Elegantees mission statement is to provide hope to survivors of sex trafficking in Nepal. A positive source of income that reinforces independence, a healthy self-image, and confidence restores lives one elegant tee at a time.
They've specifically located themselves in Nepal (a beautiful kingdom between China and India) because it’s one of the least developed countries in the world and ranks high for sex trafficking.
Their nonprofit partner rescues over 20,000 women and children each year who have been pulled into trafficking.
Fashionable was born out of the desire to give women in developing countries an opportunity to earn a living, rather than establish a dependency on charity.
This brands offers high quality jewelry and accessories that are created by women who are being given the chance to build a future for themselves. Fashionable goes into great detail on their website to explain their method of providing jobs for women instead of charity for sustainable livelihoods.
10. My Sister
My Sister's mission is to prevent sex trafficking, educate communities, empower the population, provide after-care for survivors and offer growth opportunities to at-risk women through the sales of our statement-making, ethically-sourced apparel and accessories.

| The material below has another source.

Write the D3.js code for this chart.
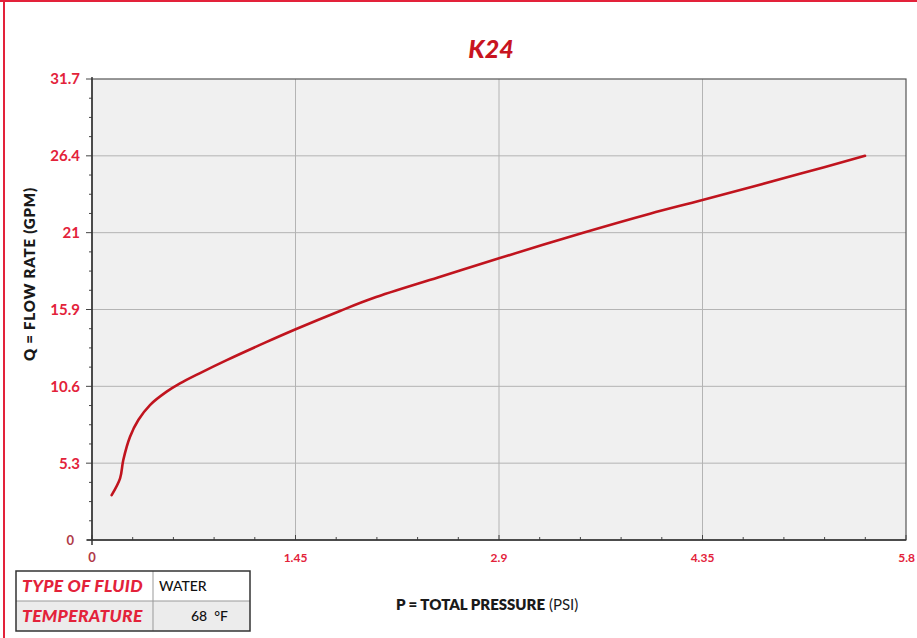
<!DOCTYPE html>
<html><head><meta charset="utf-8">
<script src="https://cdn.jsdelivr.net/npm/d3@7"></script>
<style>
html,body{margin:0;padding:0;background:#fff;}
svg{display:block;}
</style></head>
<body>
<script>
// ---- data ----
const pressure = [0.14, 0.20, 0.223, 0.271, 0.33, 0.413, 0.532, 0.627, 0.77, 0.96, 1.233, 1.451, 1.767, 2.0, 2.465, 2.9, 3.5, 3.976, 4.35, 5.044, 5.508];
const flow     = [3.09, 4.24, 5.50, 7.10, 8.25, 9.28, 10.20, 10.77, 11.48, 12.37, 13.57, 14.49, 15.75, 16.62, 18.05, 19.37, 21.13, 22.44, 23.38, 25.18, 26.42];
const xTickValues = [0, 1.45, 2.9, 4.35, 5.8];
const xTickLabels = ["0", "1.45", "2.9", "4.35", "5.8"];
const yTickValues = [0, 5.2833, 10.5667, 15.85, 21.1333, 26.4167, 31.7];
const yTickLabels = ["0", "5.3", "10.6", "15.9", "21", "26.4", "31.7"];
const title = "K24";
const legendRows = [["TYPE OF FLUID", "WATER"], ["TEMPERATURE", "68  °F"]];

const W = 917, H = 638;
const m = {left: 92, right: 906, top: 79, bottom: 540};
const red = "#e3223a", darkRed = "#c0141e";
const font = "Lato, 'Open Sans', sans-serif";

const svg = d3.select("body").append("svg").attr("width", W).attr("height", H);

// outer frame (top + left visible)
svg.append("rect").attr("x", 0).attr("y", 0).attr("width", W).attr("height", 2).attr("fill", red);
svg.append("rect").attr("x", 3).attr("y", 0).attr("width", 2).attr("height", H).attr("fill", red);

const x = d3.scaleLinear().domain([0, 5.8]).range([m.left, m.right]);
const y = d3.scaleLinear().domain([0, 31.7]).range([m.bottom, m.top]);

// plot background
svg.append("rect").attr("x", m.left).attr("y", m.top)
  .attr("width", m.right - m.left).attr("height", m.bottom - m.top).attr("fill", "#f0f0f0");

// grid
svg.append("g").selectAll("line").data(xTickValues.slice(1, -1)).join("line")
  .attr("x1", d => x(d)).attr("x2", d => x(d)).attr("y1", m.top).attr("y2", m.bottom)
  .attr("stroke", "#b4b4b4").attr("stroke-width", 1);
svg.append("g").selectAll("line").data(yTickValues.slice(1, -1)).join("line")
  .attr("y1", d => y(d)).attr("y2", d => y(d)).attr("x1", m.left).attr("x2", m.right)
  .attr("stroke", "#b4b4b4").attr("stroke-width", 1);

// plot frame
svg.append("rect").attr("x", m.left).attr("y", m.top)
  .attr("width", m.right - m.left).attr("height", m.bottom - m.top)
  .attr("fill", "none").attr("stroke", "#555").attr("stroke-width", 1.2);

// minor ticks x
const xMinor = d3.range(0, 21).map(i => i * 5.8 / 20);
svg.append("g").selectAll("line").data(xMinor).join("line")
  .attr("x1", d => x(d)).attr("x2", d => x(d))
  .attr("y1", m.bottom).attr("y2", (d, i) => i % 5 === 0 ? m.bottom - 5 : m.bottom - 3)
  .attr("stroke", "#444").attr("stroke-width", 1);
// minor ticks y
const yMinor = d3.range(0, 25).map(i => i * 31.7 / 24);
svg.append("g").selectAll("line").data(yMinor).join("line")
  .attr("y1", d => y(d)).attr("y2", d => y(d))
  .attr("x1", m.left).attr("x2", (d, i) => i % 4 === 0 ? m.left - 6 : m.left - 3)
  .attr("stroke", "#444").attr("stroke-width", 1);
svg.append("line").attr("x1", m.left).attr("x2", m.left).attr("y1", m.top - 2).attr("y2", m.bottom + 5)
  .attr("stroke", "#333").attr("stroke-width", 1.5);
svg.append("line").attr("x1", m.left - 5).attr("x2", m.right).attr("y1", m.bottom).attr("y2", m.bottom)
  .attr("stroke", "#333").attr("stroke-width", 1.5);

// y tick labels
svg.append("g").selectAll("text").data(yTickValues).join("text")
  .attr("x", 80).attr("y", d => y(d)).attr("dy", "0.36em")
  .attr("text-anchor", "end")
  .attr("font-family", font).attr("font-weight", 700)
  .attr("font-size", (d, i) => i === 0 ? 13 : 15)
  .attr("fill", (d, i) => i === 0 ? "#b03a48" : red)
  .attr("dx", (d, i) => i === 0 ? -6 : 0)
  .text((d, i) => yTickLabels[i]);

// x tick labels
svg.append("g").selectAll("text").data(xTickValues).join("text")
  .attr("x", d => x(d)).attr("y", m.bottom + 22)
  .attr("text-anchor", (d, i) => i === xTickValues.length - 1 ? "end" : "middle")
  .attr("dx", (d, i) => i === xTickValues.length - 1 ? 9 : 0)
  .attr("font-family", font).attr("font-weight", 700)
  .attr("font-size", (d, i) => i === 0 ? 13 : 12)
  .attr("fill", (d, i) => i === 0 ? "#b03a48" : red)
  .text((d, i) => xTickLabels[i]);

// curve
const pts = pressure.map((p, i) => [p, flow[i]]);
svg.append("path").datum(pts)
  .attr("d", d3.line().x(d => x(d[0])).y(d => y(d[1])).curve(d3.curveCatmullRom.alpha(0.5)))
  .attr("fill", "none").attr("stroke", darkRed).attr("stroke-width", 2.6)
  .attr("stroke-linecap", "round");

// title
svg.append("text").attr("x", 491).attr("y", 58).attr("text-anchor", "middle")
  .attr("font-family", font).attr("font-weight", 900).attr("font-style", "italic")
  .attr("font-size", 25).attr("fill", "#c8141f").text(title);

// y axis label
svg.append("text").attr("transform", "translate(35,274) rotate(-90)")
  .attr("text-anchor", "middle").attr("font-family", font).attr("font-weight", 800)
  .attr("font-size", 15).attr("fill", "#1a1a1a").attr("letter-spacing", "0.8")
  .text("Q = FLOW RATE (GPM)");

// x axis label
const xl = svg.append("text").attr("x", 396).attr("y", 610)
  .attr("font-family", font).attr("font-size", 15).attr("fill", "#1a1a1a");
xl.append("tspan").attr("font-weight", 800).text("P = TOTAL PRESSURE");
xl.append("tspan").attr("font-weight", 400).text(" (PSI)");

// legend table
const lg = svg.append("g");
const lx0 = 16, lx1 = 153, lx2 = 250, ly0 = 571, rowH = 30;
lg.append("rect").attr("x", lx0).attr("y", ly0 + rowH).attr("width", lx2 - lx0).attr("height", rowH).attr("fill", "#ececec");
lg.append("rect").attr("x", lx0).attr("y", ly0).attr("width", lx2 - lx0).attr("height", rowH).attr("fill", "#fff");
lg.append("line").attr("x1", lx0).attr("x2", lx2).attr("y1", ly0 + rowH).attr("y2", ly0 + rowH).attr("stroke", "#999");
lg.append("line").attr("x1", lx1).attr("x2", lx1).attr("y1", ly0).attr("y2", ly0 + 2 * rowH).attr("stroke", "#999");
lg.append("rect").attr("x", lx0).attr("y", ly0).attr("width", lx2 - lx0).attr("height", 2 * rowH)
  .attr("fill", "none").attr("stroke", "#333").attr("stroke-width", 1.5);
lg.selectAll("text.k").data(legendRows).join("text").attr("class", "k")
  .attr("x", 22).attr("y", (d, i) => ly0 + 21 + i * rowH)
  .attr("font-family", font).attr("font-weight", 900).attr("font-style", "italic")
  .attr("font-size", 17.5).attr("fill", red).attr("letter-spacing", "0.3").text(d => d[0]);
lg.selectAll("text.v").data(legendRows).join("text").attr("class", "v")
  .attr("x", (d, i) => i === 0 ? 159 : 191).attr("y", (d, i) => ly0 + 20 + i * rowH)
  .attr("font-family", font).attr("font-weight", 500)
  .attr("font-size", 14).attr("fill", "#111").attr("xml:space", "preserve")
  .style("white-space", "pre").text(d => d[1]);
</script>
</body></html>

They have a storefront in Minneapolis, or you can peruse their fantastic selection of product online.
11. Raven + Lily
Raven + Lily was created to alleviate poverty among women. They currently help employ over 1,500 marginalized women at fair trade wages to give them access to a safe job, sustainable income, health care, education, and a real chance to break the cycle of poverty for themselves and their families. They are proving that it is possible to scale a fair trade, fashion forward brand while making an impact for good.